Dubai: A giant plant rising on the sands outside Sharjah has the capacity to transform virtually all of the emirate's recyclable junk into a variety of useful products.

According to the Sharjah Environment Company (Bee'ah), its new Materials Reclamation Facility (MRF) coming up in Al Saja'a should be able to process 850,000 tonnes of trash per year from October onwards.

Recycling monster

It will chew up small hills of waste plastic, paper, glass and other rubbish and crank out neat cubes of recycled materials that can be used for laying public roads, or making up room flooring, sports tracks and even playgrounds.

The Dh150 million project is expected to cut down pollution in Sharjah by diverting 70 to 80 per cent of recyclable waste away from landfills, said Samer Kamal, Managing Director at Bee'ah. Landfills usually have to be covered with soil every day to reduce the risk of leaks or fires.

They are also magnets for scavengers, not to mention the stink they raise for miles on end.
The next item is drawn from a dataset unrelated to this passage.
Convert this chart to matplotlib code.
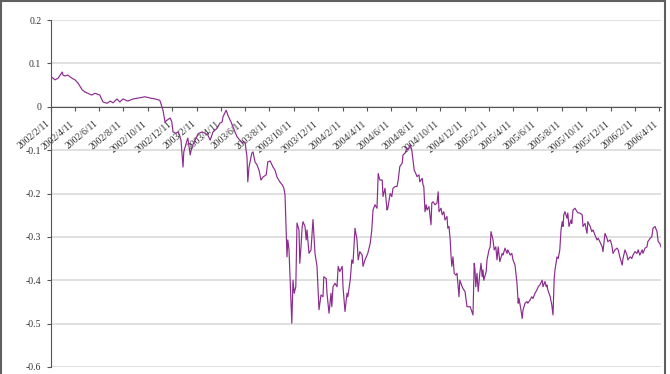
import pandas as pd
import matplotlib
matplotlib.use("Agg")
import matplotlib.pyplot as plt
import matplotlib.transforms as mtransforms
from matplotlib.patches import Rectangle

start = pd.Timestamp("2002-02-11")

# days after 2002/2/11
day_offset = [2, 10, 18, 28, 30, 35, 42, 52, 60, 68, 78, 85, 92, 102, 110, 122, 130, 140, 148, 155,
              165, 172, 180, 192, 205, 218, 235, 248, 260, 272,
              280, 285, 290, 298, 302, 305, 312, 318, 325, 330, 332, 338, 342, 348, 352, 360, 368, 378,
              385, 392, 398, 405, 415, 422, 428, 430, 438, 442, 450, 455, 460, 465, 472, 480, 485, 490,
              492, 495, 502, 505, 510, 515, 520, 525, 530, 538, 542, 548, 555, 560, 565, 572, 578, 582, 585,
              590, 592, 595, 600, 602, 605, 608, 612, 615, 620, 622, 625, 628, 630, 635, 638, 640, 645,
              650, 655, 658, 660, 665, 670, 675, 680, 682, 688, 690, 695, 700, 702, 705, 710, 715, 718,
              722, 728, 730, 735, 740, 742, 748, 752, 755, 760, 765, 768, 772, 778, 780, 785, 790, 792,
              798, 802, 805, 810, 815, 818, 822, 828, 830, 835, 840, 842, 848, 852, 855, 860, 865, 868,
              872, 878, 880, 885, 890, 892, 898, 902, 905, 908, 912, 915, 920, 922, 928, 930, 932, 935,
              938, 940, 945, 950, 952, 955, 960, 965, 968, 970, 975, 978, 982, 985, 990, 992, 995, 998,
              1000, 1002, 1005, 1008, 1012, 1015, 1020, 1022, 1028, 1030, 1035, 1040, 1048, 1055, 1058,
              1060, 1062, 1065, 1068, 1072, 1075, 1078, 1080, 1082, 1088, 1090, 1095, 1098, 1100, 1105,
              1108, 1112, 1115, 1118, 1122, 1128, 1130, 1135, 1140, 1142, 1148, 1152, 1155, 1160, 1165,
              1168, 1170, 1175, 1178, 1180, 1185, 1190, 1192, 1198, 1202, 1205, 1210, 1215, 1218, 1222,
              1228, 1230, 1235, 1238, 1240, 1242, 1248, 1252, 1255, 1258, 1260, 1265, 1268, 1272, 1275,
              1278, 1280, 1282, 1285, 1290, 1292, 1295, 1300, 1302, 1305, 1310, 1315, 1318, 1322, 1328,
              1330, 1335, 1340, 1342, 1348, 1352, 1355, 1360, 1365, 1368, 1372, 1378, 1380, 1385, 1390,
              1392, 1398, 1402, 1405, 1410, 1415, 1418, 1422, 1428, 1430, 1435, 1440, 1442, 1448, 1452,
              1455, 1460, 1465, 1468, 1472, 1478, 1480, 1485, 1490, 1492, 1498, 1502, 1505, 1510, 1515,
              1518, 1522, 1525]

spread = [0.068, 0.062, 0.066, 0.080, 0.073, 0.071, 0.073, 0.066, 0.062, 0.054, 0.039, 0.034, 0.031,
          0.027, 0.031, 0.027, 0.011, 0.008, 0.013, 0.009, 0.018, 0.011, 0.018, 0.013, 0.018, 0.020,
          0.023, 0.020, 0.018, 0.015,
          -0.008, -0.035, -0.031, -0.026, -0.035, -0.058, -0.061, -0.058, -0.077, -0.139, -0.104, -0.084,
          -0.072, -0.111, -0.093, -0.077, -0.062, -0.058, -0.061, -0.065, -0.077, -0.058, -0.050, -0.038,
          -0.035, -0.023, -0.008, -0.019, -0.035, -0.046, -0.058, -0.069, -0.077, -0.084, -0.081, -0.116,
          -0.173, -0.139, -0.107, -0.104, -0.127, -0.134, -0.146, -0.169, -0.162, -0.157, -0.127, -0.125,
          -0.139, -0.146, -0.162, -0.173, -0.180, -0.187, -0.203,
          -0.346, -0.307, -0.330, -0.453, -0.499, -0.400, -0.430, -0.415, -0.268, -0.284, -0.361, -0.322,
          -0.276, -0.265, -0.276, -0.307, -0.284, -0.338, -0.330, -0.260, -0.307, -0.338, -0.368, -0.468,
          -0.434, -0.438, -0.392, -0.396, -0.430, -0.476, -0.430, -0.461, -0.415, -0.407, -0.415, -0.368,
          -0.380, -0.368, -0.415, -0.472, -0.430, -0.438, -0.400, -0.353, -0.361, -0.280, -0.307, -0.353,
          -0.334, -0.342, -0.368, -0.353, -0.342, -0.338, -0.315, -0.284, -0.238, -0.226, -0.234, -0.154,
          -0.169, -0.169, -0.207, -0.188, -0.238, -0.234, -0.200, -0.207, -0.188, -0.184, -0.184, -0.169,
          -0.138, -0.130, -0.111, -0.107, -0.096, -0.100, -0.088, -0.100, -0.123, -0.146, -0.154, -0.161,
          -0.157, -0.173, -0.165, -0.180, -0.184, -0.242, -0.226, -0.238, -0.230, -0.272, -0.222, -0.219,
          -0.226, -0.222, -0.196, -0.242, -0.234, -0.249, -0.242, -0.261, -0.253, -0.280, -0.276, -0.307,
          -0.342, -0.368, -0.346, -0.384, -0.388, -0.384, -0.438, -0.400, -0.415, -0.419, -0.426, -0.461,
          -0.461, -0.480, -0.361, -0.376, -0.415, -0.384, -0.426, -0.384, -0.361, -0.392, -0.376, -0.400,
          -0.380, -0.353, -0.330, -0.323, -0.288, -0.307, -0.330, -0.323, -0.353, -0.323, -0.357, -0.338,
          -0.342, -0.326, -0.338, -0.330, -0.342, -0.338, -0.353, -0.365, -0.407, -0.453, -0.442, -0.469,
          -0.488, -0.469, -0.453, -0.449, -0.453, -0.445, -0.438, -0.442, -0.430, -0.422, -0.415, -0.411,
          -0.400, -0.415, -0.403, -0.415, -0.411, -0.422, -0.438, -0.457, -0.480, -0.396, -0.376, -0.346,
          -0.350, -0.330, -0.284, -0.265, -0.276, -0.249, -0.242, -0.257, -0.245, -0.276, -0.261, -0.269,
          -0.238, -0.234, -0.242, -0.245, -0.245, -0.249, -0.276, -0.269, -0.292, -0.265, -0.276, -0.288,
          -0.284, -0.296, -0.307, -0.303, -0.311, -0.323, -0.334, -0.292, -0.303, -0.311, -0.307, -0.319,
          -0.338, -0.330, -0.326, -0.330, -0.346, -0.365, -0.350, -0.330, -0.342, -0.353, -0.346, -0.350,
          -0.342, -0.334, -0.338, -0.330, -0.342, -0.330, -0.338, -0.326, -0.323, -0.311, -0.303, -0.300,
          -0.280, -0.276, -0.288, -0.311, -0.315, -0.323]

tick_dates = pd.date_range("2002-02-01", "2006-04-01", freq="2MS") + pd.Timedelta(days=10)
tick_labels = [f"{d.year}/{d.month}/{d.day}" for d in tick_dates]
y_ticks = [0.2, 0.1, 0, -0.1, -0.2, -0.3, -0.4, -0.5, -0.6]
y_labels = ["0.2", "0.1", "0", "-0.1", "-0.2", "-0.3", "-0.4", "-0.5", "-0.6"]

dates = start + pd.to_timedelta(day_offset, unit="D")

plt.rcParams['font.family'] = ['Liberation Serif', 'DejaVu Serif']

fig = plt.figure(figsize=(6.7, 3.74), dpi=100)
ax = fig.add_axes([51/670, 7/374, 610/670, 347/374])

ax.plot(dates, spread, color='#8B2B8E', lw=0.85, zorder=3)

ax.set_ylim(-0.6, 0.2)
ax.set_yticks(y_ticks)
ax.set_yticklabels(y_labels, fontsize=7, color='#333333')
ax.set_xlim(start, start + pd.Timedelta(days=1525))

ax.grid(axis='y', color='#dadada', lw=1.2, zorder=0)
for s in ['top', 'right']:
    ax.spines[s].set_visible(False)
ax.spines['bottom'].set_position(('data', 0))
ax.spines['bottom'].set_color('#555555')
ax.spines['left'].set_color('#555555')
ax.tick_params(axis='x', direction='out', length=3, color='#555555', pad=3,
               labelrotation=40, labelsize=7, labelcolor='#333333')
ax.tick_params(axis='y', direction='out', length=3, color='#555555', pad=4)

ax.set_xticks(tick_dates, labels=tick_labels)
shift = mtransforms.ScaledTranslation(-5/100, -4/100, fig.dpi_scale_trans)
for lab in ax.get_xticklabels():
    lab.set(ha='right', va='top', rotation_mode='anchor')
    lab.set_transform(lab.get_transform() + shift)

# frame around the picture
fig.patches.append(Rectangle((1/670, -0.05), 664/670, 1.05 - 1.5/374, transform=fig.transFigure,
                             fill=False, edgecolor='#606060', lw=1.5))

fig.savefig("out.png", dpi=100)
And most of the 235 square kilometres of Sharjah is covered by industrial areas that sprawl outwards from residential zones into the open desert.

A top waste-maker

Kamal said UAE residents rank among the most wasteful in the world, with each person producing over 1,350kg of garbage every year, on average.
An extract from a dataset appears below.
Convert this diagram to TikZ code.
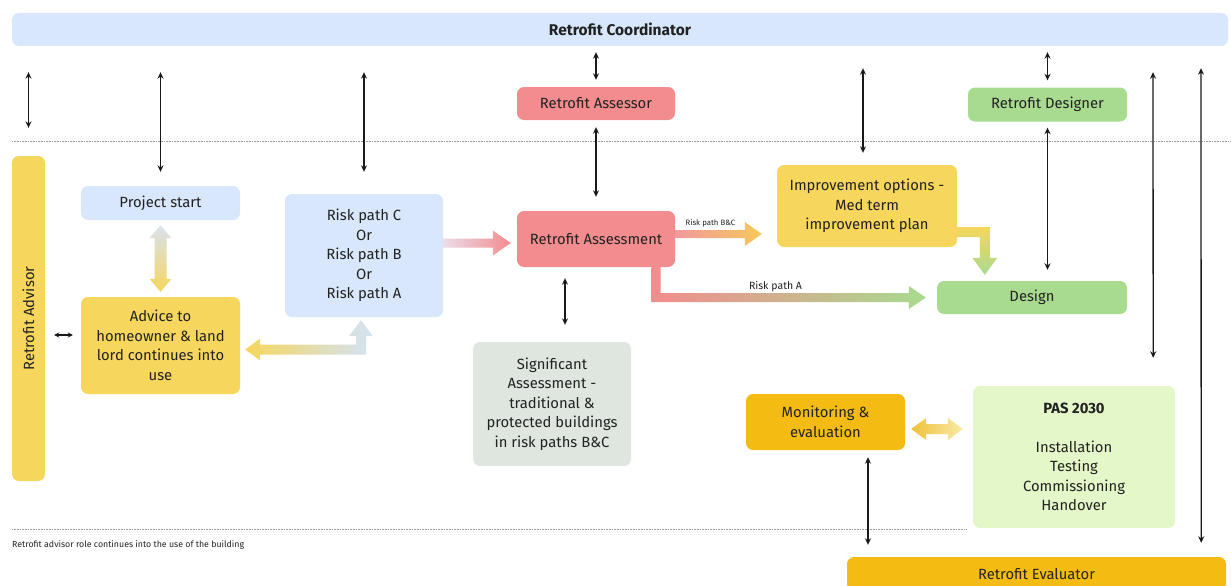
\documentclass[tikz,border=0pt]{standalone}
\usepackage{fontspec}
\setmainfont{Fira Sans}
\usetikzlibrary{arrows.meta,calc}

\definecolor{blueL}{HTML}{D8E7FB}
\definecolor{yellowB}{HTML}{F6D65D}
\definecolor{redB}{HTML}{F28C8E}
\definecolor{greenB}{HTML}{A8DB8F}
\definecolor{sigB}{HTML}{DEE6DF}
\definecolor{orangeB}{HTML}{F4BC13}
\definecolor{pasB}{HTML}{E4F7C8}
\definecolor{txt}{HTML}{222222}
\definecolor{pinkL}{HTML}{ECDCEA}
\definecolor{pinkM}{HTML}{F2999C}
\definecolor{yellowA}{HTML}{F5C95A}
\definecolor{blueA}{HTML}{D3E3F7}
\definecolor{grayA}{HTML}{D9E2EE}
\definecolor{monA}{HTML}{F0C03A}
\definecolor{monB}{HTML}{F8EBA6}

\newcommand\fatR[6]{%
  \path[#6] ($(#1)+(0,-#5)$) -- ($(#2)+(-#3,-#5)$) -- ($(#2)+(-#3,-#4)$) -- (#2)
    -- ($(#2)+(-#3,#4)$) -- ($(#2)+(-#3,#5)$) -- ($(#1)+(0,#5)$) -- cycle;}

\begin{document}
\begin{tikzpicture}[x=1pt,y=-1pt,
  box/.style={rounded corners=7pt, align=center, inner sep=0pt, text=txt,
    font=\fontsize{14.8}{19.5}\selectfont},
  conn/.style={draw=black!90, line width=1.3pt,
    {Stealth[length=6.5pt,width=6pt]}-{Stealth[length=6.5pt,width=6pt]}},
  dotline/.style={draw=gray!75, line width=0.6pt, dash pattern=on 0.8pt off 0.8pt}]
\useasboundingbox (0,0) rectangle (1231,586);

% nodes
\node[box, fill=blueL, minimum width=1216pt, minimum height=33pt,
  font=\fontsize{15.5}{17}\selectfont\bfseries] (coord) at (620,29.5) {Retrofit Coordinator};
\node[box, fill=yellowB, minimum width=325pt, minimum height=33pt, rotate=90] (advisor) at (28.5,318.5) {Retrofit Advisor};
\node[box, fill=redB, minimum width=158pt, minimum height=33pt] (assessor) at (596,103.5) {Retrofit Assessor};
\node[box, fill=greenB, minimum width=159pt, minimum height=34pt] (designer) at (1047.5,104.5) {Retrofit Designer};
\node[box, fill=blueL, minimum width=159pt, minimum height=34pt] (ps) at (160.5,203) {Project start};
\node[box, fill=yellowB, minimum width=159pt, minimum height=97pt] (advice) at (160.5,345.5)
  {Advice to\\homeowner \& land\\lord continues into\\use};
\node[box, fill=blueL, minimum width=158pt, minimum height=123pt] (risk) at (364,255.5)
  {Risk path C\\Or\\Risk path B\\Or\\Risk path A};
\node[box, fill=redB, minimum width=158pt, minimum height=56pt] (assess) at (596,239) {Retrofit Assessment};
\node[box, fill=sigB, minimum width=158pt, minimum height=124pt] (sig) at (552,404)
  {Significant\\Assessment -\\traditional \&\\protected buildings\\in risk paths B\&C};
\node[box, fill=yellowB, minimum width=180pt, minimum height=82pt] (impr) at (867,206)
  {Improvement options -\\Med term\\improvement plan};
\node[box, fill=greenB, minimum width=190pt, minimum height=33pt] (design) at (1032,297.5) {Design};
\node[box, fill=orangeB, minimum width=159pt, minimum height=56pt] (mon) at (825.5,422)
  {Monitoring \&\\evaluation};
\node[box, fill=pasB, minimum width=202pt, minimum height=142pt] (pas) at (1074,457)
  {\textbf{PAS 2030}\\[19.5pt]Installation\\Testing\\Commissioning\\Handover};
\node[box, fill=orangeB, minimum width=379pt, minimum height=34pt] (eval) at (1036.5,574) {Retrofit Evaluator};

% dotted separators
\draw[dotline] (12,141) -- (1231,141);
\draw[dotline] (12,529) -- (967,529);

% footnote
\node[anchor=west, text=txt, inner sep=0pt, font=\fontsize{8.8}{10}\selectfont] (foot) at (12,545)
  {Retrofit advisor role continues into the use of the building};

% thin connectors
\draw[conn, shorten <=26pt, shorten >=28pt] (coord.south -| advisor.east) -- (advisor.east);
\draw[conn, shorten <=26pt, shorten >=14pt] (coord.south -| ps.north) -- (ps.north);
\draw[conn, shorten <=26pt, shorten >=22pt] (coord.south -| risk.north) -- (risk.north);
\draw[conn, shorten <=6pt, shorten >=7pt] (coord.south -| assessor.north) -- (assessor.north);
\draw[conn, shorten <=7pt, shorten >=14pt] (assessor.south) -- (assessor.south |- assess.north);
\draw[conn, shorten <=22pt, shorten >=12pt] (coord.south -| 863,0) -- ([xshift=-4pt]impr.north);
\draw[conn, shorten <=6pt, shorten >=7pt] (coord.south -| designer.north) -- (designer.north);
\draw[conn, shorten <=6pt, shorten >=11pt] (designer.south) -- (designer.south |- design.north);
\draw[conn, shorten <=26pt, shorten >=28pt] (coord.south -| 1153,0) -- ([xshift=-22pt]pas.north east);
\draw[conn, shorten <=22pt, shorten >=14pt] (coord.south -| 1201,0) -- ([xshift=-25pt]eval.north east);
\draw[conn, shorten <=7pt, shorten >=12pt] ([xshift=42.5pt]mon.south) -- ([xshift=42.5pt]mon.south |- eval.north);
\draw[conn, shorten <=11pt, shorten >=17pt] ([xshift=-31pt]assess.south) -- ([xshift=-31pt]assess.south |- sig.north);
\draw[draw=black!90, line width=1.1pt, {Stealth[length=5pt,width=5pt]}-{Stealth[length=5pt,width=5pt]},
  shorten <=9pt, shorten >=8pt] ([yshift=10.5pt]advice.west -| advisor.south) -- ([yshift=10.5pt]advice.west);

% fat gradient arrows
% risk -> assessment
\coordinate (p1s) at ($(risk.east |- assess.west)+(0,4)$);
\coordinate (p1t) at ($(assess.west)+(-6,4)$);
\fatR{p1s}{p1t}{18}{12.5}{4.5}{left color=pinkL, right color=redB}

% assessment -> improvement (Risk path B&C)
\coordinate (p2s) at ($(assess.east)+(0,-5)$);
\coordinate (p2t) at ($(impr.west |- p2s)+(-15,0)$);
\fatR{p2s}{p2t}{17}{12}{4}{left color=pinkM, right color=yellowA}
\node[text=txt, font=\fontsize{7.8}{8}\selectfont, inner sep=0pt] (lblbc) at (710.5,223) {Risk path B\&C};

% assessment -> design (Risk path A)
\coordinate (p3s) at ($(assess.south east)+(-19,0)$);
\coordinate (p3t) at ($(design.west)+(-11,0)$);
\path[left color=redB, right color=greenB]
  ($(p3s)+(-4.5,0)$) -- ($(p3s |- p3t)+(-4.5,4.5)$) -- ($(p3t)+(-17,4.5)$) -- ($(p3t)+(-17,11.5)$)
  -- (p3t) -- ($(p3t)+(-17,-11.5)$) -- ($(p3t)+(-17,-4.5)$) -- ($(p3s |- p3t)+(4.5,-4.5)$)
  -- ($(p3s)+(4.5,0)$) -- cycle;
\node[text=txt, font=\fontsize{10.5}{11}\selectfont, inner sep=0pt] (lbla) at (775.5,287) {Risk path A};

% improvement -> design
\coordinate (p4s) at ($(impr.east)+(0,26)$);
\coordinate (p4t) at ($(design.north west)+(48,-6)$);
\path[top color=yellowB, bottom color=greenB]
  ($(p4s)+(0,-5)$) -- ($(p4t |- p4s)+(5,-5)$) -- ($(p4t)+(5,-17)$) -- ($(p4t)+(12.5,-17)$)
  -- (p4t) -- ($(p4t)+(-12.5,-17)$) -- ($(p4t)+(-5,-17)$) -- ($(p4t |- p4s)+(-5,5)$)
  -- ($(p4s)+(0,5)$) -- cycle;

% advice <-> risk
\coordinate (p5a) at ($(advice.east)+(5,4)$);
\coordinate (p5b) at ($(risk.south)+(-3,3)$);
\path[left color=yellowB, right color=blueA]
  (p5a) -- ($(p5a)+(15,-11)$) -- ($(p5a)+(15,-5)$) -- ($(p5b |- p5a)+(-5,-5)$) -- ($(p5b)+(-5,16)$)
  -- ($(p5b)+(-12,16)$) -- (p5b) -- ($(p5b)+(12,16)$) -- ($(p5b)+(5,16)$) -- ($(p5b |- p5a)+(5,5)$)
  -- ($(p5a)+(15,5)$) -- ($(p5a)+(15,11)$) -- cycle;

% project start <-> advice
\coordinate (p6a) at ($(ps.south)+(0,5)$);
\coordinate (p6b) at ($(advice.north)+(0,-5)$);
\path[top color=grayA, bottom color=yellowB]
  (p6a) -- ($(p6a)+(11,13)$) -- ($(p6a)+(6,13)$) -- ($(p6b)+(6,-13)$) -- ($(p6b)+(11,-13)$)
  -- (p6b) -- ($(p6b)+(-11,-13)$) -- ($(p6b)+(-6,-13)$) -- ($(p6a)+(-6,13)$) -- ($(p6a)+(-11,13)$) -- cycle;

% monitoring <-> PAS
\coordinate (p7a) at ($(mon.east)+(6,7)$);
\coordinate (p7b) at ($(pas.west |- p7a)+(-10,0)$);
\path[left color=monA, right color=monB]
  (p7a) -- ($(p7a)+(15,-11)$) -- ($(p7a)+(15,-5)$) -- ($(p7b)+(-15,-5)$) -- ($(p7b)+(-15,-11)$)
  -- (p7b) -- ($(p7b)+(-15,11)$) -- ($(p7b)+(-15,5)$) -- ($(p7a)+(15,5)$) -- ($(p7a)+(15,11)$) -- cycle;
\end{tikzpicture}
\end{document}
With around 800,000 people in Sharjah alone, that adds up to more than a billion kilos of solid waste annually. “We're the world's biggest consumers. If everyone was like us, there would need to be 13.8 planets like the Earth to feed our consumption rate, according to research by WWF (World Wide Fund for Nature).''

Bee'ah has already installed 500 recycling bins across Sharjah and delivered thousands of its signature blue trays to apartments and offices to collect “anything recyclable''. The trash is currently handed over to several small-scale recycling projects nationwide. Kamal said projects like these will help people “express their responsibility towards the environment''.

Bee'ah is also planning a tyre recycling facility to annually turn two million rubber tyres into material for laying roads, among other uses. There are already around seven million used tyres in Sharjah depots – and 2,500 extra roll in every day.